Los titulares sobre violencia escolar periódicamente capturan la atención pública. Hace unas semanas, por ejemplo, una explosión en el INBA dejó varios jóvenes hospitalizados; hace unos días, el director del liceo Lastarria fue amenazado, el mismo que había sido rociado con bencina a mediados de este año. Estos episodios, trágicos y alarmantes, generan legítima preocupación. Sin embargo, hay una violencia menos visible, pero también dañina: el bullying. Este acoso entre pares deja cicatrices profundas en miles de estudiantes en el país.
Las estadísticas recientes son alarmantes. Según datos censales, en 2023, solo un 23% de los jóvenes de 2° medio reportó no haber sido victimizado durante el año escolar. El resto se divide entre un 33% que indica haber sufrido algún tipo de victimización puntual y un preocupante 44% que declara ser víctima de acoso reiterado. Las agresiones más comunes incluyen el acoso social —como ser ignorado o aislado—, el verbal —burlas o ser molestado— y el robo.
Este fenómeno no es nuevo; sin embargo, la victimización escolar ha mostrado un crecimiento en los últimos años, que se ha agravado tras la pandemia. En la última década, el porcentaje de jóvenes que reportan haber sido víctimas de acoso escolar o bullying se ha duplicado, con los mayores aumentos concentrados en mujeres y en establecimientos de nivel socioeconómico medio y alto.
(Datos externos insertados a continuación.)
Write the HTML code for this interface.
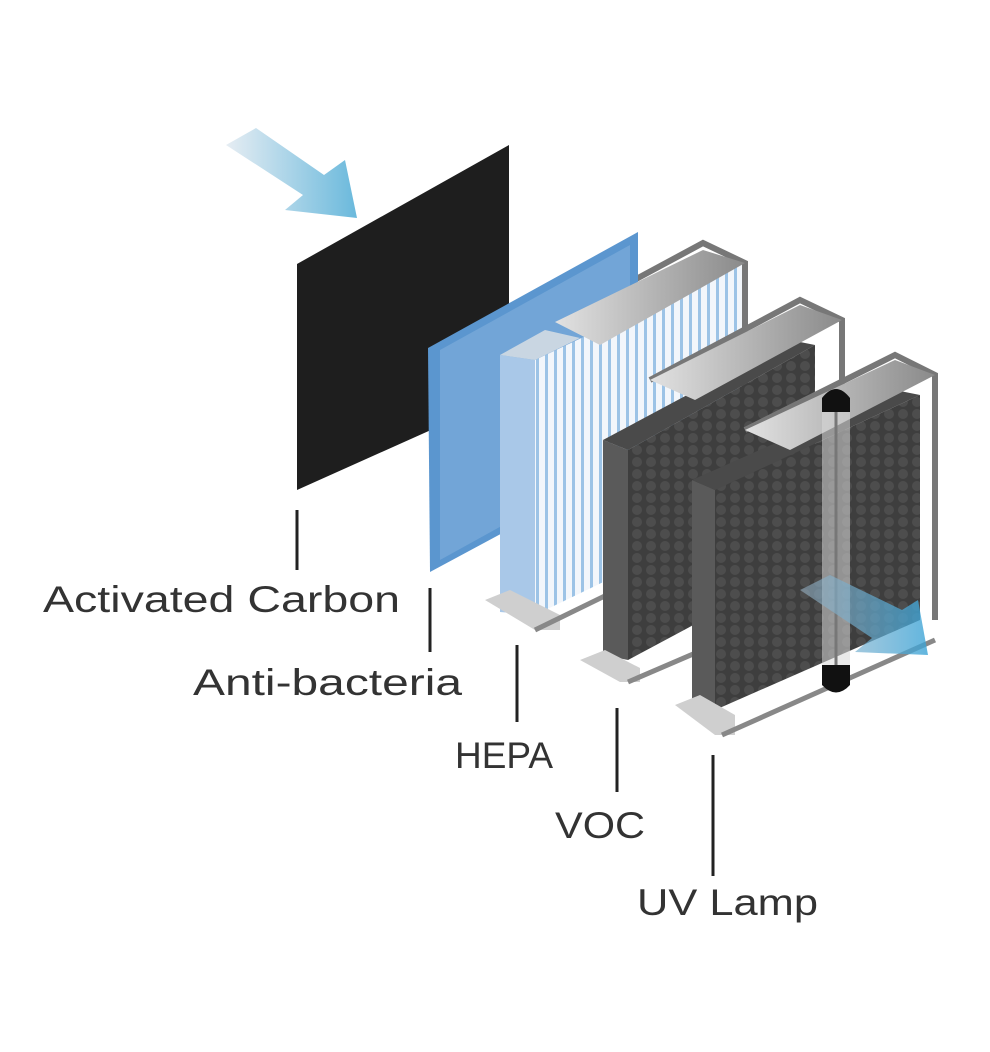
<!DOCTYPE html>
<html><head><meta charset="utf-8"><style>
html,body{margin:0;padding:0;background:#fff}
svg{display:block}
text{font-family:"Liberation Sans",sans-serif;fill:#333;font-size:37px}
</style></head><body>
<svg width="990" height="1052" viewBox="0 0 990 1052" xmlns="http://www.w3.org/2000/svg">
<defs>
<linearGradient id="ag" x1="0" y1="0" x2="1" y2="0"><stop offset="0" stop-color="#e6edf3"/><stop offset="1" stop-color="#6ab9dc"/></linearGradient>
<linearGradient id="ag2" x1="0" y1="0" x2="1" y2="0"><stop offset="0" stop-color="#9cb4c6" stop-opacity="0.7"/><stop offset="1" stop-color="#3aa3d6"/></linearGradient>
<linearGradient id="cap" x1="0" y1="0" x2="1" y2="0"><stop offset="0" stop-color="#e2e2e2"/><stop offset="1" stop-color="#8a8a8a"/></linearGradient>
<pattern id="pl" width="9" height="10" patternUnits="userSpaceOnUse"><rect width="9" height="10" fill="#f2f6fb"/><rect x="5" width="3" height="10" fill="#9cc3e6"/></pattern>
<pattern id="hex" width="14" height="12" patternUnits="userSpaceOnUse"><rect width="14" height="12" fill="#3e3e3e"/><circle cx="7" cy="6" r="5" fill="#4d4d4d"/></pattern>
</defs>
<polygon points="226,145 256,128 324,175 345,160 357,218 285,210 303,195" fill="url(#ag)"/>
<polygon points="297,264 509,145 509,395 297,490" fill="#1e1e1e"/>
<polyline points="560,320 703,243 745,263 745,520" fill="none" stroke="#777" stroke-width="6"/>
<polygon points="428,348 638,232 638,460 430,572" fill="#5b96cf"/>
<polygon points="440,350 630,245 630,455 440,560" fill="#8db8e0" opacity="0.45"/>
<polygon points="535,360 742,262 742,515 535,615" fill="url(#pl)"/>
<polygon points="500,355 535,360 535,615 500,612" fill="#a9c8e8"/>
<polygon points="500,355 545,330 580,338 535,360" fill="#c9d6e2"/>
<polygon points="555,322 703,250 745,263 600,345" fill="url(#cap)"/>
<polygon points="485,600 510,590 560,615 560,630 535,630" fill="#cfcfcf"/>
<polyline points="535,630 740,530" fill="none" stroke="#888" stroke-width="5"/>
<polyline points="650,380 800,300 842,320 842,615" fill="none" stroke="#777" stroke-width="6"/>
<polygon points="628,450 815,345 815,560 628,660" fill="url(#hex)"/>
<polygon points="603,440 628,450 628,660 603,655" fill="#5a5a5a"/>
<polygon points="603,440 790,340 815,345 628,450" fill="#4a4a4a"/>
<polygon points="650,380 800,305 842,320 695,400" fill="url(#cap)"/>
<polygon points="580,660 605,650 640,668 640,682 620,682" fill="#cfcfcf"/>
<polyline points="628,682 842,590" fill="none" stroke="#888" stroke-width="5"/>
<polyline points="745,430 895,355 935,375 935,620" fill="none" stroke="#777" stroke-width="6"/>
<polygon points="715,490 920,395 920,620 715,710" fill="url(#hex)"/>
<polygon points="692,480 715,490 715,710 692,705" fill="#5a5a5a"/>
<polygon points="692,480 895,390 920,395 715,490" fill="#4a4a4a"/>
<polygon points="745,430 895,360 935,375 790,450" fill="url(#cap)"/>
<polygon points="675,705 700,695 735,715 735,735 715,735" fill="#cfcfcf"/>
<polyline points="722,735 935,640" fill="none" stroke="#888" stroke-width="5"/>
<rect x="822" y="410" width="28" height="260" fill="#d8d8d8" opacity="0.55"/>
<line x1="836" y1="410" x2="836" y2="670" stroke="#777" stroke-width="3"/>
<path d="M822,412 L822,398 Q836,380 850,398 L850,412 Z" fill="#111"/>
<path d="M822,665 L850,665 L850,685 Q836,700 822,685 Z" fill="#111"/>
<polygon points="800,590 830,575 902,610 918,600 928,655 855,652 872,638" fill="url(#ag2)" opacity="0.8"/>
<g stroke="#222" stroke-width="3">
<line x1="297" y1="510" x2="297" y2="570"/>
<line x1="430" y1="588" x2="430" y2="652"/>
<line x1="517" y1="645" x2="517" y2="722"/>
<line x1="617" y1="708" x2="617" y2="792"/>
<line x1="713" y1="755" x2="713" y2="876"/>
</g>
<text x="43" y="612" textLength="357" lengthAdjust="spacingAndGlyphs">Activated Carbon</text>
<text x="193" y="695" textLength="269" lengthAdjust="spacingAndGlyphs">Anti-bacteria</text>
<text x="455" y="768" textLength="98" lengthAdjust="spacingAndGlyphs">HEPA</text>
<text x="555" y="838" textLength="90" lengthAdjust="spacingAndGlyphs">VOC</text>
<text x="637" y="915" textLength="181" lengthAdjust="spacingAndGlyphs">UV Lamp</text>
</svg>
</body></html>
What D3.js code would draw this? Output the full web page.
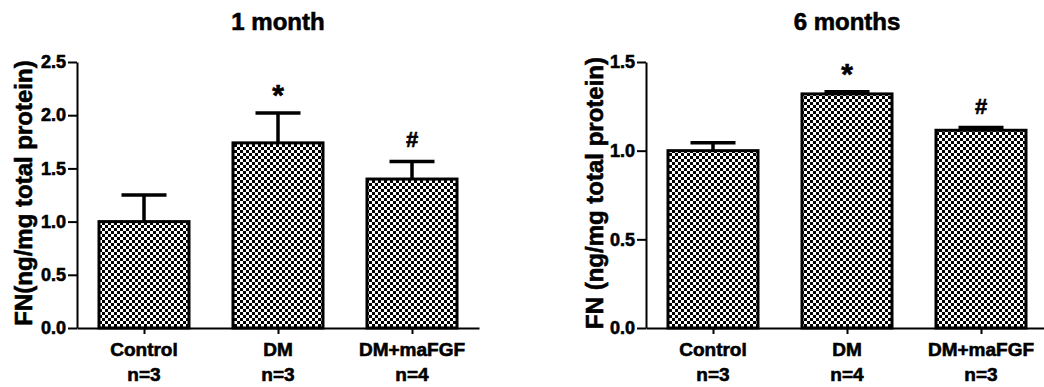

El bullying no solo genera efectos inmediatos de sufrimiento en los jóvenes, sino que también trae consigo consecuencias psicológicas, conductuales y físicas, que incluyen depresión y otros problemas de salud, ausentismo escolar y bajo rendimiento académico. Sin embargo, cada vez hay más evidencia que señala que sus repercusiones se extienden a mediano y largo plazo, aumentando el riesgo de problemas de salud mental en la adultez, y afectando la vida económica de las víctimas, quienes enfrentan menores tasas de empleabilidad e ingresos reducidos. Estos impactos representan un alto costo, tanto para los individuos como para la sociedad en su conjunto.
En Chile, el aumento de la victimización escolar ha ido de la mano con un deterioro en el clima escolar, lo que no es una casualidad (CEP 2023). El clima escolar es un factor clave en la dinámica de la violencia. Con el retorno a las clases presenciales, surgió un importante aumento en la percepción de inseguridad y temor entre los estudiantes. Asimismo, otros aspectos, como el incremento de actos discriminatorios, ya mostraban una tendencia al alza antes de la pandemia y han continuado en ascenso hasta el día de hoy.
Entonces, ¿cómo podemos mejorar el clima escolar? Investigaciones recientes sugieren que hay que partir por mejorar los aprendizajes. Aunque podría pensarse que un buen clima escolar es un prerrequisito para aprender -concepción que subyace en nuestra política nacional-, los estudios muestran que la influencia del rendimiento académico sobre el clima es aún mayor. Así, el foco en los aprendizajes puede catalizar una convivencia más sana en las aulas, que en Chile se refleja especialmente en mejoras en la percepción de seguridad, con estudiantes que sienten que en su escuela están en un espacio más libre de violencia ejercida por otros escolares (CEP 2024).
Abordar la violencia escolar, y en particular el bullying, es un problema urgente que sigue en ascenso y no podemos ignorar. Recientemente, el gobierno ha propuesto un proyecto de ley en esta dirección. Sin embargo, aunque legislar sobre convivencia escolar puede ayudar, el llamado es a no perder de vista que los aprendizajes y el clima escolar no son dimensiones aisladas, sino que se potencian mutuamente. Los esfuerzos para mejorar el clima y la seguridad escolar deben ir acompañados con medidas que impulsen los resultados académicos.
Después de más de una década de reformas centradas en cambios institucionales, es urgente un cambio de timón que proporcione una mirada más integral en las políticas públicas, que asegure así el desarrollo pleno de nuestros jóvenes.